Cayman fund managers are being encouraged by law firm Ogier to ensure they fully comply with new legal obligations that will enact a framework of rights and duties aimed at regulating the processing of personal data. It is largely based on the internationally recognised privacy principles that form the basis of other data protection laws worldwide
The new requirements are part of the Cayman Islands Data Protection Law 2017, which is scheduled to come into effect on 30 September 2019.

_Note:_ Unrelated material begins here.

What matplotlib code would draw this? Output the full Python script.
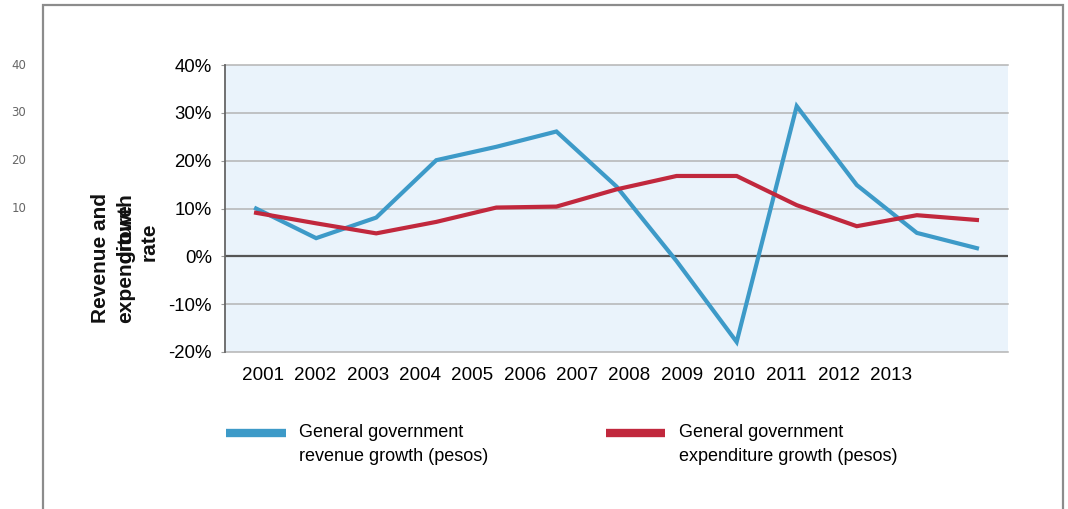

Ogier partner James Heinicke explained that the law will regulate the processing of all personal data in the Cayman Islands. It will affect any entity established in the Cayman Islands, including investment funds, that processes personal data regardless of whether the processing takes place within the Cayman Islands or elsewhere. It will also not be relevant whether the personal data relates to Cayman individuals.
Outlining the practical consequences of the law, Mr Heincke said that each Cayman fund will be considered a data controller. Therefore, the fund will be expected to comply with data protection principles in regards to personal data processed by the fund or on behalf of the fund by any third-party processors. This includes administrators and service providers.
He added: "With significant penalties in place for non-compliance we strongly recommend Cayman funds seek advice on the implications of the law for them.”
Ogier provides advice on the British Virgin Islands, the Cayman Islands, Guernsey, Jersey and Luxembourg law through a network of offices that additionally includes Hong Kong, Shanghai and Tokyo.